Daniel Jones said those adjustments aren’t always made because a play didn’t work, either. Sometimes a call produces a big gain and Daboll and Kafka use their tricks to call the same concept — it just might be out of a different set, to a different player or at their varying speeds of tempo, pace or huddle.
“The whole staff is on the same page with things they want to get to, things that are working, and then finding other ways to run a similar concept that’s worked earlier in the game,” Jones said. “[It might be] out of a different formation or with a different guy doing it. I think they’ve been pretty creative and smart with that kind of stuff.”
Jones has options on lots of plays, too, often with a quarterback running element. Marrying so many concepts together — from play to play and formation to formation — is a calling card of Andy Reid’s offense with the Kansas City Chiefs.
Kafka, who calls the Giants’ plays into Jones’ helmet on Sundays, admitted he is strongly influenced by his longtime mentor.
“When I started coaching with Coach Reid he was big on that: showing certain looks, showing formations, certain plays, then complementing those looks off of the action of a personnel grouping,” Kafka said. “That was important to learn that, and I think that’s probably where it started for me is how do you build that? How do you build off of those plays or things that you’ve shown in weeks before to then bring up in a game that the defense is kind of anticipating.”
Jaguars head coach Doug Pederson said he can see Kafka’s impact on the Giants’ scheme. Pederson was Kafka’s Eagles quarterbacks coach in 2011, and he studied under Reid before blossoming into a Super Bowl-winning head coach.
“It doesn’t surprise me the success that the Giants are having,” Pederson said. “I would put quite a bit on Kafka for that success … I think the world of Mike, and maybe one day he’ll be a head coach, as well.”
The challenge for the Giants’ players when they first arrive is digesting the voluminous playbook. It’s not easy. Starting wide receiver Marcus Johnson, for example, said he spent the first two weeks on the practice squad simply studying and memorizing.
Then he got in the practice huddle, and the calls came in faster, and he had to pick up the information at a higher speed. And eventually, Johnson led the Giants in snaps against Green Bay, made a key third-down catch against the Ravens, and got signed to the active roster.
Some players say even the terminology in Daboll’s and Kafka’s playbook is unfamiliar — and not just a copycat from someone’s coaching tree. They believe that may keep defenses guessing because opponents don’t know what they’re hearing from Jones.
“We try to make some word association things,” Kafka said. One of Jones’ checks at the line against Baltimore, in fact, was: “Andy Reid.”
Defenses can’t always trust what they’re seeing from the Giants, either, with so many players in motion and window-dressing added to move their eyes.

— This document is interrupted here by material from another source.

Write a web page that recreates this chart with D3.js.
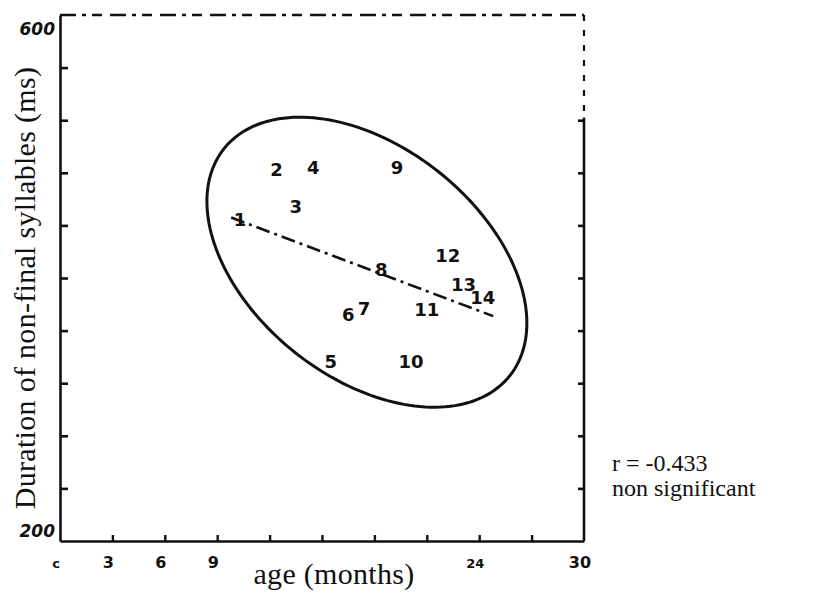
<!DOCTYPE html>
<html>
<head>
<meta charset="utf-8">
<script src="https://cdn.jsdelivr.net/npm/d3@7/dist/d3.min.js"></script>
<style>
  body { margin: 0; background: #fff; }
  svg { display: block; }
</style>
</head>
<body>
<div id="chart"></div>
<script>
// age axis (months) and duration axis (ms)
const ageTicks   = [0, 3, 6, 9, 12, 15, 18, 21, 24, 27, 30];
const ageLabels  = [[0, "c"], [3, "3"], [6, "6"], [9, "9"], [24, "24"], [30, "30"]];
const durTicks   = [200, 240, 280, 320, 360, 400, 440, 480, 520, 560, 600];
const durLabels  = [[200, "200"], [600, "600"]];

// one point per child, drawn as its number
const childIds   = [1, 2, 3, 4, 5, 6, 7, 8, 9, 10, 11, 12, 13, 14];
const ages       = [10.3, 12.4, 13.5, 14.5, 15.5, 16.5, 17.4, 18.4, 19.3, 20.1, 21.0, 22.2, 23.1, 24.2];
const durations  = [444, 482, 454, 484, 336, 372, 377, 406, 484, 336, 376, 417, 395, 385];

// regression line end points (age, ms)
const fitAges      = [9.8, 24.8];
const fitDurations = [446, 371];

// dispersion ellipse: centre and two conjugate semi-diameters (age, ms)
const ellipseCentre = [17.57, 412];
const ellipseAxisA  = [8.19, -86.2];
const ellipseAxisB  = [-4.10, -68.8];

const stats = ["r = -0.433", "non significant"];

const width = 814, height = 592;

const svg = d3.select("#chart").append("svg")
    .attr("width", width)
    .attr("height", height);

const x = d3.scaleLinear().domain([0, 30]).range([60, 584]);
const y = d3.scaleLinear().domain([200, 600]).range([541, 15]);

const ink = "#111";

// left axis, ticks pointing in
const yAxis = svg.append("g")
    .attr("transform", `translate(${x(0)},0)`)
    .call(d3.axisLeft(y).tickValues(durTicks.slice(1, -1)).tickSize(-8).tickSizeOuter(0).tickFormat(""));
yAxis.select(".domain").attr("stroke", ink).attr("stroke-width", 2.6);
yAxis.selectAll(".tick line").attr("stroke", ink).attr("stroke-width", 2.6);

// bottom axis, ticks pointing up
const xAxis = svg.append("g")
    .attr("transform", `translate(0,${y(200)})`)
    .call(d3.axisBottom(x).tickValues(ageTicks.slice(1, -1)).tickSize(-6).tickSizeOuter(0).tickFormat(""));
xAxis.select(".domain").attr("stroke", ink).attr("stroke-width", 2.6);
xAxis.selectAll(".tick line").attr("stroke", ink).attr("stroke-width", 2.4);

// right axis: dashed at the top, solid below
const rAxis = svg.append("g")
    .attr("transform", `translate(${x(30)},0)`)
    .call(d3.axisRight(y).tickValues(durTicks.slice(1, -2)).tickSize(-6).tickSizeOuter(0).tickFormat(""));
rAxis.select(".domain").remove();
rAxis.selectAll(".tick line").attr("stroke", ink).attr("stroke-width", 2.6);
rAxis.append("line")
    .attr("y1", y(600)).attr("y2", y(522))
    .attr("stroke", ink).attr("stroke-width", 2.2)
    .attr("stroke-dasharray", "6,9");
rAxis.append("line")
    .attr("y1", y(522)).attr("y2", y(200))
    .attr("stroke", ink).attr("stroke-width", 2.6);

// top border, dashed
svg.append("line")
    .attr("x1", x(0)).attr("x2", x(30))
    .attr("y1", y(600)).attr("y2", y(600))
    .attr("stroke", ink).attr("stroke-width", 2.4)
    .attr("stroke-dasharray", "16,6,4,6,10,8");

// tick labels
const tickFont = "'DejaVu Sans', sans-serif";
svg.append("g").selectAll("text")
    .data(ageLabels)
    .join("text")
    .attr("x", d => x(d[0]) - 4)
    .attr("y", y(200) + 27)
    .attr("text-anchor", "middle")
    .attr("font-family", tickFont)
    .attr("font-size", d => d[1] === "24" || d[1] === "c" ? 13 : 16)
    .attr("font-weight", "bold")
    .attr("fill", ink)
    .text(d => d[1]);

svg.append("g").selectAll("text")
    .data(durLabels)
    .join("text")
    .attr("x", x(0) - 5)
    .attr("y", d => y(d[0]) + (d[0] === 600 ? 20 : -4))
    .attr("text-anchor", "end")
    .attr("font-family", tickFont)
    .attr("font-size", 17)
    .attr("font-weight", "bold")
    .attr("font-style", "italic")
    .attr("fill", ink)
    .text(d => d[1]);

// axis titles
const serif = "'Liberation Serif', 'Times New Roman', serif";
svg.append("text")
    .attr("transform", `translate(35,${(y(200) + y(600)) / 2 + 10}) rotate(-90)`)
    .attr("text-anchor", "middle")
    .attr("font-family", serif)
    .attr("font-size", 30)
    .attr("letter-spacing", 0.3)
    .attr("fill", ink)
    .text("Duration of non-final syllables (ms)");

svg.append("text")
    .attr("x", 334)
    .attr("y", 584)
    .attr("text-anchor", "middle")
    .attr("font-family", serif)
    .attr("font-size", 30)
    .attr("letter-spacing", 0.3)
    .attr("fill", ink)
    .text("age (months)");

// ellipse
const ts = d3.range(0, 2 * Math.PI + 0.001, Math.PI / 90);
const ellipsePts = ts.map(t => [
    ellipseCentre[0] + ellipseAxisA[0] * Math.cos(t) + ellipseAxisB[0] * Math.sin(t),
    ellipseCentre[1] + ellipseAxisA[1] * Math.cos(t) + ellipseAxisB[1] * Math.sin(t)
]);
svg.append("path")
    .datum(ellipsePts)
    .attr("d", d3.line().x(d => x(d[0])).y(d => y(d[1])).curve(d3.curveLinearClosed))
    .attr("fill", "none")
    .attr("stroke", ink)
    .attr("stroke-width", 3);

// regression line, dash-dot
svg.append("path")
    .datum(d3.zip(fitAges, fitDurations))
    .attr("d", d3.line().x(d => x(d[0])).y(d => y(d[1])))
    .attr("fill", "none")
    .attr("stroke", ink)
    .attr("stroke-width", 2.6)
    .attr("stroke-dasharray", "14,5,3,5");

// numbered points
svg.append("g").selectAll("text")
    .data(childIds.map((id, i) => ({ id, age: ages[i], dur: durations[i] })))
    .join("text")
    .attr("x", d => x(d.age))
    .attr("y", d => y(d.dur))
    .attr("dy", "0.35em")
    .attr("text-anchor", "middle")
    .attr("font-family", tickFont)
    .attr("font-size", 18)
    .attr("font-weight", "bold")
    .attr("fill", ink)
    .text(d => d.id);

// correlation note
svg.append("g").selectAll("text")
    .data(stats)
    .join("text")
    .attr("x", 612)
    .attr("y", (d, i) => 471 + i * 25)
    .attr("font-family", serif)
    .attr("font-size", 24)
    .attr("fill", ink)
    .text(d => d);
</script>
</body>
</html>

Exhibit A: last week’s wheel route pass to running back Matt Breida had three running backs on the field and multiple players motioning pre-snap before they executed their veering routes.
What happens on the field is just the end result, though, of a detailed process behind the scene of accumulating and assessing data that informs the Giants’ adjustments.
Offensive assistant Christian Jones and quality control coach Angela Baker write down play calls, fill out sheets on opponents’ tendencies, and track stats up in the box. Every coach on the sideline has an assistant supporting from that birds’ eye view.
And in a wrinkle that GM Joe Schoen and Daboll brought from Buffalo, the scout who did the advance scouting report on that week’s opponent joins the coaches in the box as an in-game resource and another layer of quality control.
Sunday, take note of pro personnel scout Nick La Testa standing with Kafka and the coaches when the camera pans. Any given Sunday it could be La Testa, Steven Price, Corey Lockett or director of pro scouting Chris Rosetti, pulled out of the main press box and into the Giants’ command center for the afternoon.
“I think the teams that adjust well at halftime aren’t stubborn,” Taylor said. “Some teams don’t adjust because they don’t have anything else to go to. They’re stuck in their system and trying to pound their system, not necessarily taking into consideration it’s not working.
“Our offensive coaches have done a great job of seeing what may have not gone well in the first half,” he said, “and doing more of what we did have success with.”
OJULARI ON ICE
The Giants abruptly placed edge rusher Azeez Ojulari (calf) on injured reserve Saturday, meaning he will miss the next four games at least. He has only played in two games so far through six weeks
Edge Quincy Roche was signed to the active roster from the practice squad. LB/S Landon Collins and DL Ryder Anderson were elevated from the practice squad.